# postal service?



## jkelly (May 21, 2009)

Hi Folks

I think we have explored most things that we require to live in Cyprus but one simple? thing sprung to mind was - what if any is the postal service like?

When we move we will have a tempoary _ 6 months? address and hopefully after that we will have bought some property so what is the best advice for our mail?

Thanks

Jim and Dee


----------



## Veronica (Apr 5, 2008)

jkelly said:


> Hi Folks
> 
> I think we have explored most things that we require to live in Cyprus but one simple? thing sprung to mind was - what if any is the postal service like?
> 
> ...


Hi Jim,
We have been here for 7 years now and from the very beginning have had a p.o. box as the postal service can be a little bit hit and miss in the villages.
It has improved over the years and we do get some mail to our home but we still prefer to use the p.o. box. Most villages now have p.o. boxes as well as the post offices in town.

Regards
Veronica


----------



## dave&carrie (Oct 20, 2010)

How much does a PO Box cost?


----------



## Veronica (Apr 5, 2008)

dave&carrie said:


> How much does a PO Box cost?


I can't remember exactly but around 30euros a year I think.


----------



## Geraldine (Jan 3, 2009)

Veronica said:


> I can't remember exactly but around 30euros a year I think.
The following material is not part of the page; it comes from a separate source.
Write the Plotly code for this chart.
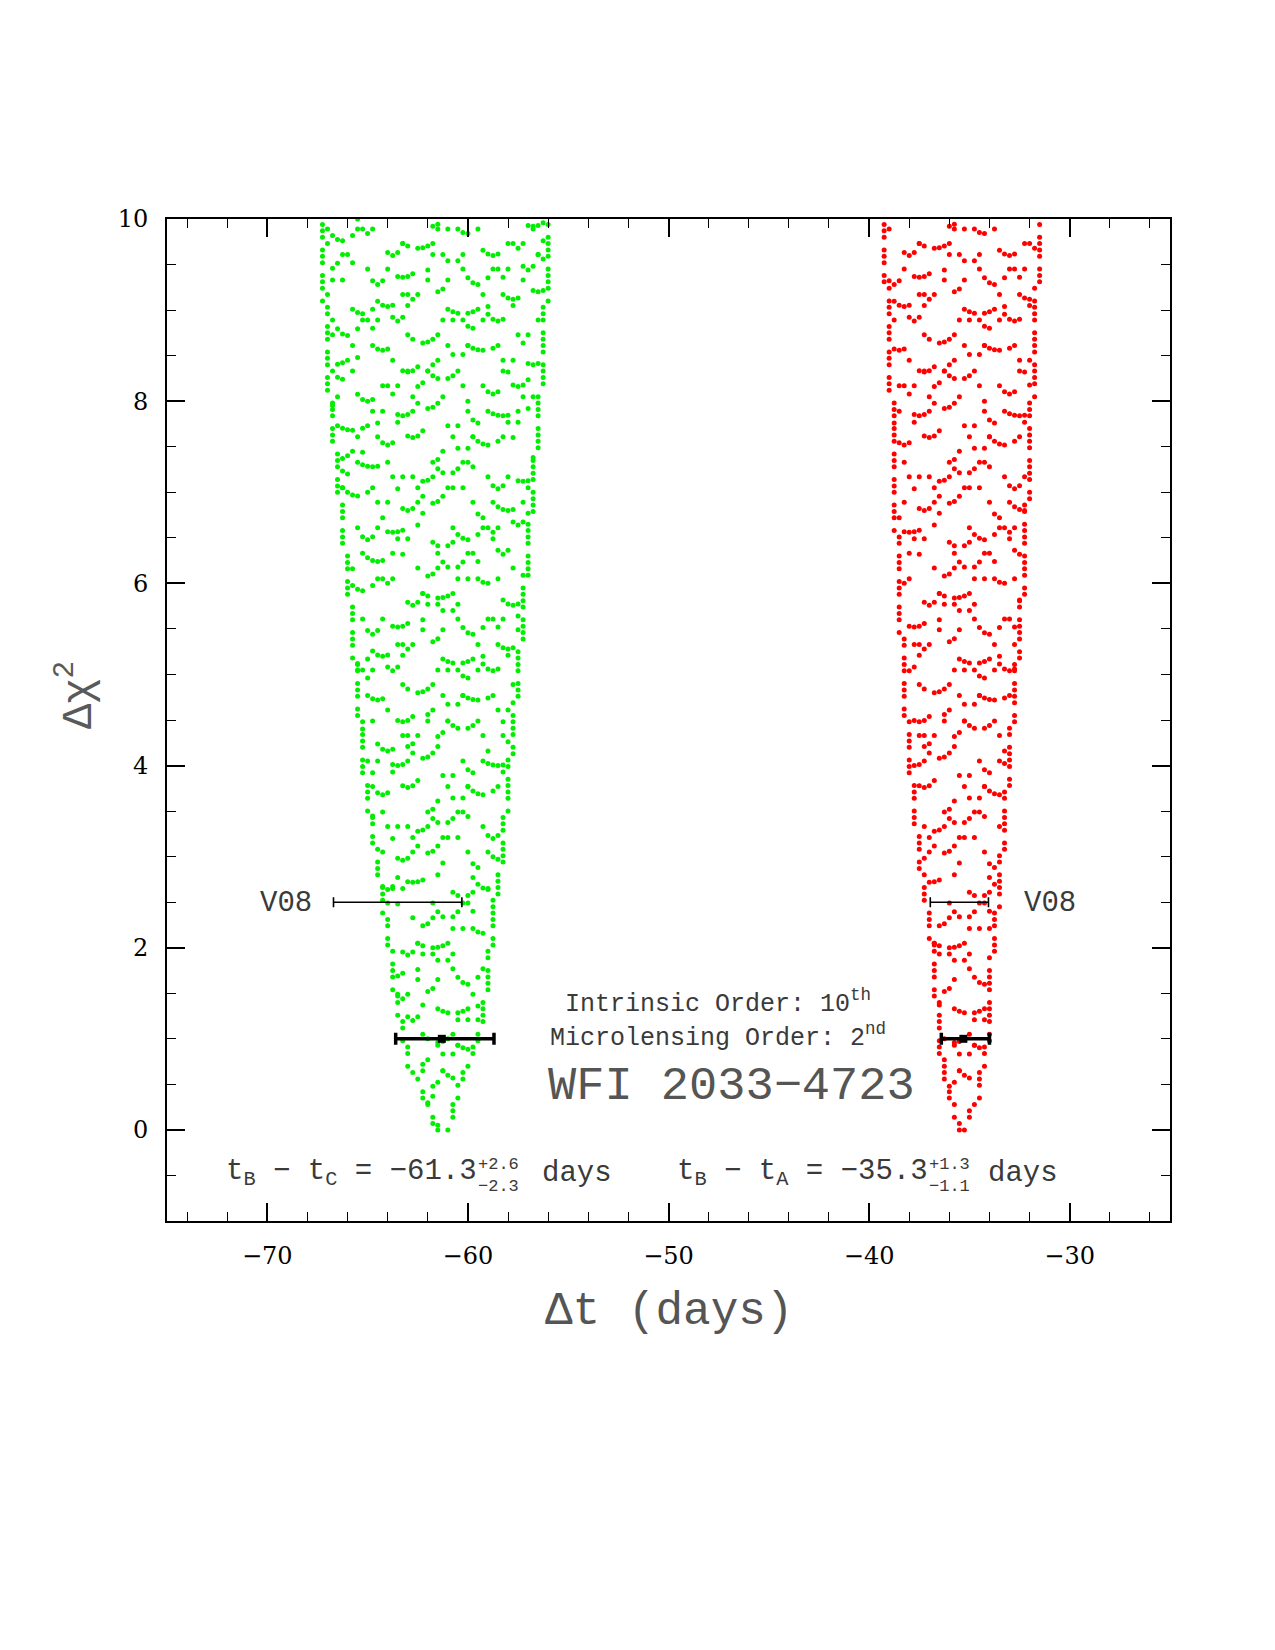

I took over the PO box of the previous owners of the house. I paid €44 in March, but I seem to remember that it may have included a late fee as it was due in January and I wasn't here then.


----------



## jkelly (May 21, 2009)

*PO box*



Veronica said:


> I can't remember exactly but around 30euros a year I think.


Hi Veronica

Being a bit thick maybe - but how or what is the PO box, like a post office?

J&D


----------



## zin (Oct 28, 2010)

jkelly said:


> Hi Veronica
> 
> Being a bit thick maybe - but how or what is the PO box, like a post office?
> 
> J&D


Post offices have PO Boxes you can rent from them which you can use as your address. e.g. PO Box 12345, Paphos, Cyprus.


----------



## Veronica (Apr 5, 2008)

There are also some other companies who now offer P.O. boxes as well as the post offices. 
All P.O. boxes are accessible anytime as they are on outer walls so you can go even when the post office is closed.


----------



## dave&carrie (Oct 20, 2010)

Veronica said:


> There are also some other companies who now offer P.O. boxes as well as the post offices.
> All P.O. boxes are accessible anytime as they are on outer walls so you can go even when the post office is closed.


So that works differently from the UK then. The reason I wanted a PO box was for security, but it does not seem that secure.


----------



## Veronica (Apr 5, 2008)

dave&carrie said:


> So that works differently from the UK then. The reason I wanted a PO box was for security, but it does not seem that secure.


I have never heard of anyone breaking into any p.o boxes. We have had ours for 7 years and find it works very well for us. As houses do not have letter boxes if you want post delivering to your home address you have to have an externally attached box. These are usually on the wall or gate at the road side as postmen do not come up your garden path to put mail in boxes. If you do not have a box they simply throw the mail over the wall. So either your post is laid on t he drive or doorstep or it is in a box on the gate which is easily broken open by anyone wanting to steal your mail.
P.o. boxes are as secure if not more secure than a mail box outside your home.


----------



## zin (Oct 28, 2010)

If it's security you need then you get a courier or secure delivery to your home address where a signature is required. If sent to the PO Box the post office keeps hold of the parcel until you go and sign for it.


----------



## Cleo Shahateet (Feb 23, 2009)

We have had a PO Box at the old post office in town for 20 years and have never had a problem.


----------



## jkelly (May 21, 2009)

*PO Boxes*

Thanks all for the reply's, I am happy with that.

Jim & Dee


----------



## totorama (Jun 12, 2010)

Only problem I have had in moving from America to Cyprus is that some banks, and maybe other institutions will not accept a PO box as a valid postal address for sending secure documents, statements etc. Bank of America being one of them. I was forced to use my physical address even though it is probably less secure that the PO box..


----------